== EXERCISE INSTRUCTIONS ==
Transcribe the lines below verbatim, skipping the images.
__________________________________________________
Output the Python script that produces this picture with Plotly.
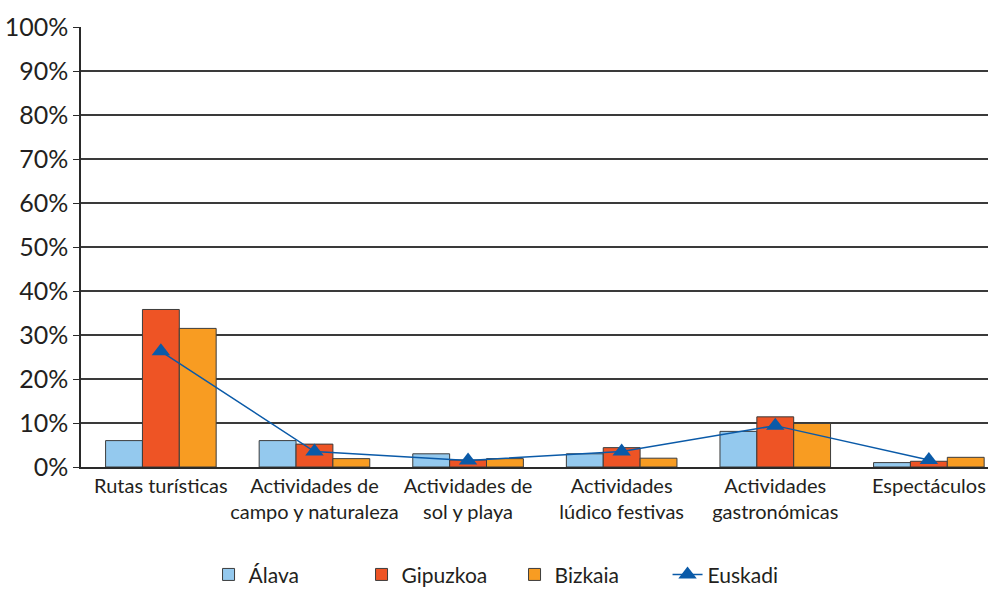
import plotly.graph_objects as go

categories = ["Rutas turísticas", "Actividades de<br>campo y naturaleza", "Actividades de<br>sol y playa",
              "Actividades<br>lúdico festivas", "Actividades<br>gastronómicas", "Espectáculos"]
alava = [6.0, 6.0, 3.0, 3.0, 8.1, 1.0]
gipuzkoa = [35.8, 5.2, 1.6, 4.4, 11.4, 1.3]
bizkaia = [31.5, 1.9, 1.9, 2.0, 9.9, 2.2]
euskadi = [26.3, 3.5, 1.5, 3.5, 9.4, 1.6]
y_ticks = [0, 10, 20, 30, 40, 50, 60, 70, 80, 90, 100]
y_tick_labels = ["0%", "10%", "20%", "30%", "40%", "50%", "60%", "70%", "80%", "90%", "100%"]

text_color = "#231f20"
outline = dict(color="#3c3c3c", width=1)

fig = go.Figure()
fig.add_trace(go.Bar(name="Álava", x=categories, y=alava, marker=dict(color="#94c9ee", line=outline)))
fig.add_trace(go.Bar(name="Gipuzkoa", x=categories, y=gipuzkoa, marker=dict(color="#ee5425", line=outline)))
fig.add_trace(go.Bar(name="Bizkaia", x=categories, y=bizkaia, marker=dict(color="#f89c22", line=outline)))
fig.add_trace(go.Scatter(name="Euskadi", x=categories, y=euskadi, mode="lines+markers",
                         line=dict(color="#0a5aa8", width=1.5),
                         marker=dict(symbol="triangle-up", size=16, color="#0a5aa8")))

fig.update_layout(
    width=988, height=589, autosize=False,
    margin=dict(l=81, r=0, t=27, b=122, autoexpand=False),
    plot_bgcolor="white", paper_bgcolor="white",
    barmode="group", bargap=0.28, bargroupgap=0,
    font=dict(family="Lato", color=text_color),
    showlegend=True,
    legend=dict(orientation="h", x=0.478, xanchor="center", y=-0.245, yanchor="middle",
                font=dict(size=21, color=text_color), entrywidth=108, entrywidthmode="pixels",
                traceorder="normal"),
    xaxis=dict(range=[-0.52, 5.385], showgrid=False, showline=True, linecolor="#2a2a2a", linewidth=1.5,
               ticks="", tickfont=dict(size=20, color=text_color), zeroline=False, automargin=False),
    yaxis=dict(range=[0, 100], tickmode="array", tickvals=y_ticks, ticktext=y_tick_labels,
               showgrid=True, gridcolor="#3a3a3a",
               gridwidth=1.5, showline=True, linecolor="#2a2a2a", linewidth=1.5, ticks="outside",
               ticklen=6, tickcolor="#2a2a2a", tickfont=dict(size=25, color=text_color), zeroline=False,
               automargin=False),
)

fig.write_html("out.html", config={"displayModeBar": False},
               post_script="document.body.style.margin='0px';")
__________________________________________________
== RESPONSE TO THIS TASK ==
Output the Python script that produces this picture with Plotly.
import plotly.graph_objects as go

categories = ["Rutas turísticas", "Actividades de<br>campo y naturaleza", "Actividades de<br>sol y playa",
              "Actividades<br>lúdico festivas", "Actividades<br>gastronómicas", "Espectáculos"]
alava = [6.0, 6.0, 3.0, 3.0, 8.1, 1.0]
gipuzkoa = [35.8, 5.2, 1.6, 4.4, 11.4, 1.3]
bizkaia = [31.5, 1.9, 1.9, 2.0, 9.9, 2.2]
euskadi = [26.3, 3.5, 1.5, 3.5, 9.4, 1.6]
y_ticks = [0, 10, 20, 30, 40, 50, 60, 70, 80, 90, 100]
y_tick_labels = ["0%", "10%", "20%", "30%", "40%", "50%", "60%", "70%", "80%", "90%", "100%"]

text_color = "#231f20"
outline = dict(color="#3c3c3c", width=1)

fig = go.Figure()
fig.add_trace(go.Bar(name="Álava", x=categories, y=alava, marker=dict(color="#94c9ee", line=outline)))
fig.add_trace(go.Bar(name="Gipuzkoa", x=categories, y=gipuzkoa, marker=dict(color="#ee5425", line=outline)))
fig.add_trace(go.Bar(name="Bizkaia", x=categories, y=bizkaia, marker=dict(color="#f89c22", line=outline)))
fig.add_trace(go.Scatter(name="Euskadi", x=categories, y=euskadi, mode="lines+markers",
                         line=dict(color="#0a5aa8", width=1.5),
                         marker=dict(symbol="triangle-up", size=16, color="#0a5aa8")))

fig.update_layout(
    width=988, height=589, autosize=False,
    margin=dict(l=81, r=0, t=27, b=122, autoexpand=False),
    plot_bgcolor="white", paper_bgcolor="white",
    barmode="group", bargap=0.28, bargroupgap=0,
    font=dict(family="Lato", color=text_color),
    showlegend=True,
    legend=dict(orientation="h", x=0.478, xanchor="center", y=-0.245, yanchor="middle",
                font=dict(size=21, color=text_color), entrywidth=108, entrywidthmode="pixels",
                traceorder="normal"),
    xaxis=dict(range=[-0.52, 5.385], showgrid=False, showline=True, linecolor="#2a2a2a", linewidth=1.5,
               ticks="", tickfont=dict(size=20, color=text_color), zeroline=False, automargin=False),
    yaxis=dict(range=[0, 100], tickmode="array", tickvals=y_ticks, ticktext=y_tick_labels,
               showgrid=True, gridcolor="#3a3a3a",
               gridwidth=1.5, showline=True, linecolor="#2a2a2a", linewidth=1.5, ticks="outside",
               ticklen=6, tickcolor="#2a2a2a", tickfont=dict(size=25, color=text_color), zeroline=False,
               automargin=False),
)

fig.write_html("out.html", config={"displayModeBar": False},
               post_script="document.body.style.margin='0px';")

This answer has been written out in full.